* _TASK_
From the listing that follows, output everything exactly except the pictures.

* _MATERIAL SHOWN_

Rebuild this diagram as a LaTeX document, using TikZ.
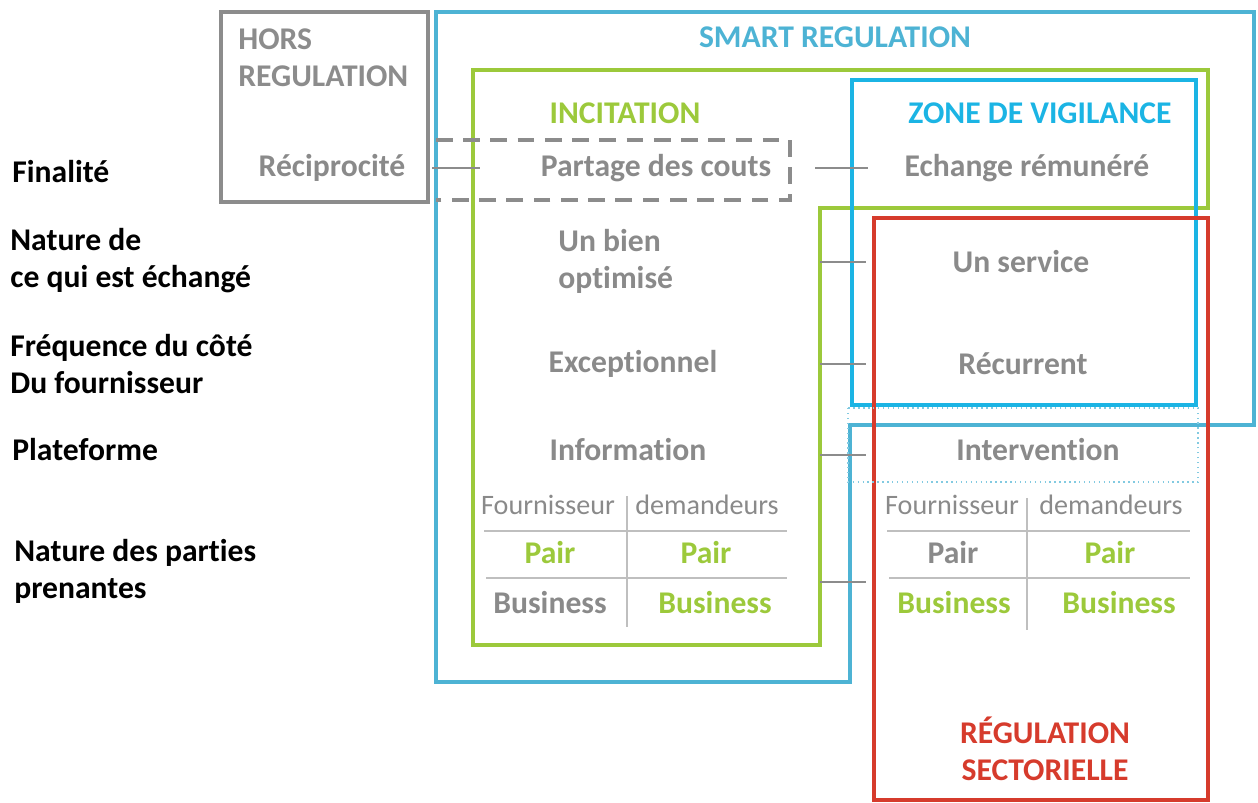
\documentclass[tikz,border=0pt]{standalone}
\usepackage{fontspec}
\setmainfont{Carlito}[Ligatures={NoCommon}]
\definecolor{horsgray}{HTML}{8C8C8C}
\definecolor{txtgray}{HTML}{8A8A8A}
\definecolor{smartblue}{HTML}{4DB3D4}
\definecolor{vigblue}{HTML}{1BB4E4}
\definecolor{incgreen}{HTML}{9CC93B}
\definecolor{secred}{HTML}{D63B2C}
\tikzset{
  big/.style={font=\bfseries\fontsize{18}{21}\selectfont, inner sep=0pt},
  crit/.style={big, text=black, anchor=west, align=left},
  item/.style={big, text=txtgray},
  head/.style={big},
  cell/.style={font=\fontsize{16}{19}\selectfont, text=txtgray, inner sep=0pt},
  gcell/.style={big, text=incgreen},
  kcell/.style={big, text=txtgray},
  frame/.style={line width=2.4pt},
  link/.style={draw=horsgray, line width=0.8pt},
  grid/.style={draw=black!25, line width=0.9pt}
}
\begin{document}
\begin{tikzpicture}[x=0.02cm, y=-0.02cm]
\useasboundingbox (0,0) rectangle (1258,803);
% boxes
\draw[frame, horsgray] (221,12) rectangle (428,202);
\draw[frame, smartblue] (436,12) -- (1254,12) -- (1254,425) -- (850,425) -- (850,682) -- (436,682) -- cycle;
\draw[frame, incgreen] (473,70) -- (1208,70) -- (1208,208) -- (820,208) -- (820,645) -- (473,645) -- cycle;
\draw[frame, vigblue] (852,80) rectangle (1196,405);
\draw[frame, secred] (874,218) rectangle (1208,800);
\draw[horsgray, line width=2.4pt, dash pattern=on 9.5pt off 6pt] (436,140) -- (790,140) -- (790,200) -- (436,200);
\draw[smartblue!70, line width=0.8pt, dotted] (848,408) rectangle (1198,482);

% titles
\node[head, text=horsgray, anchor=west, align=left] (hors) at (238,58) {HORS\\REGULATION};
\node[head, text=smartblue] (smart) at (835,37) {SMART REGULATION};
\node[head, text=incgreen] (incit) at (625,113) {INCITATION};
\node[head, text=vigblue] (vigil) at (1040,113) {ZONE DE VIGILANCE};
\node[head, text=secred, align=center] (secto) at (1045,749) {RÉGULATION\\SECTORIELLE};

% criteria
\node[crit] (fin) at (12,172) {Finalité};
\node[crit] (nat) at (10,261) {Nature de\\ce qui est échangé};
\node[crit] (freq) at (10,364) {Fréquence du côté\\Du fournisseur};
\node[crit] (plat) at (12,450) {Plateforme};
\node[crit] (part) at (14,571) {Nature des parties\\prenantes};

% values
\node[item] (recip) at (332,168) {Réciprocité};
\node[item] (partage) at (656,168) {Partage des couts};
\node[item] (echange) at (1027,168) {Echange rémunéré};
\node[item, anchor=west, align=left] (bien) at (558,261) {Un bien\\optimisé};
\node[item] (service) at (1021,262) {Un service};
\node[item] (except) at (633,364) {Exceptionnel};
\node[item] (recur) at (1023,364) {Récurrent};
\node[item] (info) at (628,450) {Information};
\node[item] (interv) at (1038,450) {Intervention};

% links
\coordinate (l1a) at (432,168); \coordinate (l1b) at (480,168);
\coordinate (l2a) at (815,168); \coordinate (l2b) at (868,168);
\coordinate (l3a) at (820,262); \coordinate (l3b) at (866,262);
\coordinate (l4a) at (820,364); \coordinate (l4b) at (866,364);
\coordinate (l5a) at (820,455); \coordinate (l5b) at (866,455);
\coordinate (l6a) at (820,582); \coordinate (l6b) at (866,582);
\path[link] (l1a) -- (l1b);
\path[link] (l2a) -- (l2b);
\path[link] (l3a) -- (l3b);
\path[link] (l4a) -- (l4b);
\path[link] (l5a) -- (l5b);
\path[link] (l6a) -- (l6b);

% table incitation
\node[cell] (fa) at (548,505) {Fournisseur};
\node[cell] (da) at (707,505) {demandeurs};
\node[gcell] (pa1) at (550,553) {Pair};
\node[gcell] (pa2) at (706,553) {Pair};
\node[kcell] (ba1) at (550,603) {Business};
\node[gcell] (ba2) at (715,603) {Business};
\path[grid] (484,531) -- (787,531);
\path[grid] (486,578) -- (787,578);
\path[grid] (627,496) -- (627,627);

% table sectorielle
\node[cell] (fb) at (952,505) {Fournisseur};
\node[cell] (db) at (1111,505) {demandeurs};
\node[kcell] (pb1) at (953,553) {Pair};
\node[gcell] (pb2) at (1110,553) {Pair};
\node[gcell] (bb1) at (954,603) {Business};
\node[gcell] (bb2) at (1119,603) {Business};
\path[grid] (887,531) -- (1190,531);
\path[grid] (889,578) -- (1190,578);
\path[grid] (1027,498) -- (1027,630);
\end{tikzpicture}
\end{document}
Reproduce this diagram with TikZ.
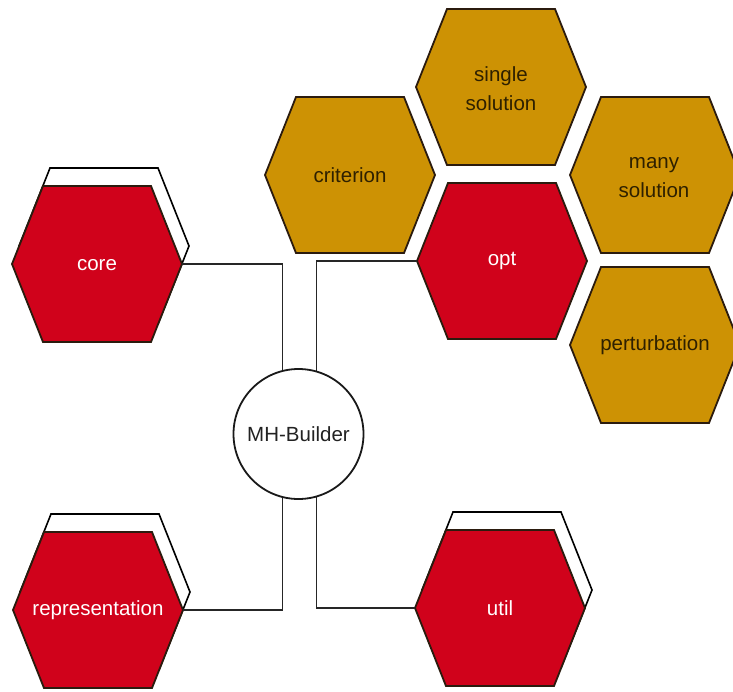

* _FINAL RESULT_
Rebuild this diagram as a LaTeX document, using TikZ.
\documentclass[tikz,border=0pt]{standalone}
\usepackage{fontspec}
\setmainfont{Carlito}[Ligatures={NoCommon}]
\definecolor{horsgray}{HTML}{8C8C8C}
\definecolor{txtgray}{HTML}{8A8A8A}
\definecolor{smartblue}{HTML}{4DB3D4}
\definecolor{vigblue}{HTML}{1BB4E4}
\definecolor{incgreen}{HTML}{9CC93B}
\definecolor{secred}{HTML}{D63B2C}
\tikzset{
  big/.style={font=\bfseries\fontsize{18}{21}\selectfont, inner sep=0pt},
  crit/.style={big, text=black, anchor=west, align=left},
  item/.style={big, text=txtgray},
  head/.style={big},
  cell/.style={font=\fontsize{16}{19}\selectfont, text=txtgray, inner sep=0pt},
  gcell/.style={big, text=incgreen},
  kcell/.style={big, text=txtgray},
  frame/.style={line width=2.4pt},
  link/.style={draw=horsgray, line width=0.8pt},
  grid/.style={draw=black!25, line width=0.9pt}
}
\begin{document}
\begin{tikzpicture}[x=0.02cm, y=-0.02cm]
\useasboundingbox (0,0) rectangle (1258,803);
% boxes
\draw[frame, horsgray] (221,12) rectangle (428,202);
\draw[frame, smartblue] (436,12) -- (1254,12) -- (1254,425) -- (850,425) -- (850,682) -- (436,682) -- cycle;
\draw[frame, incgreen] (473,70) -- (1208,70) -- (1208,208) -- (820,208) -- (820,645) -- (473,645) -- cycle;
\draw[frame, vigblue] (852,80) rectangle (1196,405);
\draw[frame, secred] (874,218) rectangle (1208,800);
\draw[horsgray, line width=2.4pt, dash pattern=on 9.5pt off 6pt] (436,140) -- (790,140) -- (790,200) -- (436,200);
\draw[smartblue!70, line width=0.8pt, dotted] (848,408) rectangle (1198,482);

% titles
\node[head, text=horsgray, anchor=west, align=left] (hors) at (238,58) {HORS\\REGULATION};
\node[head, text=smartblue] (smart) at (835,37) {SMART REGULATION};
\node[head, text=incgreen] (incit) at (625,113) {INCITATION};
\node[head, text=vigblue] (vigil) at (1040,113) {ZONE DE VIGILANCE};
\node[head, text=secred, align=center] (secto) at (1045,749) {RÉGULATION\\SECTORIELLE};

% criteria
\node[crit] (fin) at (12,172) {Finalité};
\node[crit] (nat) at (10,261) {Nature de\\ce qui est échangé};
\node[crit] (freq) at (10,364) {Fréquence du côté\\Du fournisseur};
\node[crit] (plat) at (12,450) {Plateforme};
\node[crit] (part) at (14,571) {Nature des parties\\prenantes};

% values
\node[item] (recip) at (332,168) {Réciprocité};
\node[item] (partage) at (656,168) {Partage des couts};
\node[item] (echange) at (1027,168) {Echange rémunéré};
\node[item, anchor=west, align=left] (bien) at (558,261) {Un bien\\optimisé};
\node[item] (service) at (1021,262) {Un service};
\node[item] (except) at (633,364) {Exceptionnel};
\node[item] (recur) at (1023,364) {Récurrent};
\node[item] (info) at (628,450) {Information};
\node[item] (interv) at (1038,450) {Intervention};

% links
\coordinate (l1a) at (432,168); \coordinate (l1b) at (480,168);
\coordinate (l2a) at (815,168); \coordinate (l2b) at (868,168);
\coordinate (l3a) at (820,262); \coordinate (l3b) at (866,262);
\coordinate (l4a) at (820,364); \coordinate (l4b) at (866,364);
\coordinate (l5a) at (820,455); \coordinate (l5b) at (866,455);
\coordinate (l6a) at (820,582); \coordinate (l6b) at (866,582);
\path[link] (l1a) -- (l1b);
\path[link] (l2a) -- (l2b);
\path[link] (l3a) -- (l3b);
\path[link] (l4a) -- (l4b);
\path[link] (l5a) -- (l5b);
\path[link] (l6a) -- (l6b);

% table incitation
\node[cell] (fa) at (548,505) {Fournisseur};
\node[cell] (da) at (707,505) {demandeurs};
\node[gcell] (pa1) at (550,553) {Pair};
\node[gcell] (pa2) at (706,553) {Pair};
\node[kcell] (ba1) at (550,603) {Business};
\node[gcell] (ba2) at (715,603) {Business};
\path[grid] (484,531) -- (787,531);
\path[grid] (486,578) -- (787,578);
\path[grid] (627,496) -- (627,627);

% table sectorielle
\node[cell] (fb) at (952,505) {Fournisseur};
\node[cell] (db) at (1111,505) {demandeurs};
\node[kcell] (pb1) at (953,553) {Pair};
\node[gcell] (pb2) at (1110,553) {Pair};
\node[gcell] (bb1) at (954,603) {Business};
\node[gcell] (bb2) at (1119,603) {Business};
\path[grid] (887,531) -- (1190,531);
\path[grid] (889,578) -- (1190,578);
\path[grid] (1027,498) -- (1027,630);
\end{tikzpicture}
\end{document}
Reproduce this diagram with TikZ.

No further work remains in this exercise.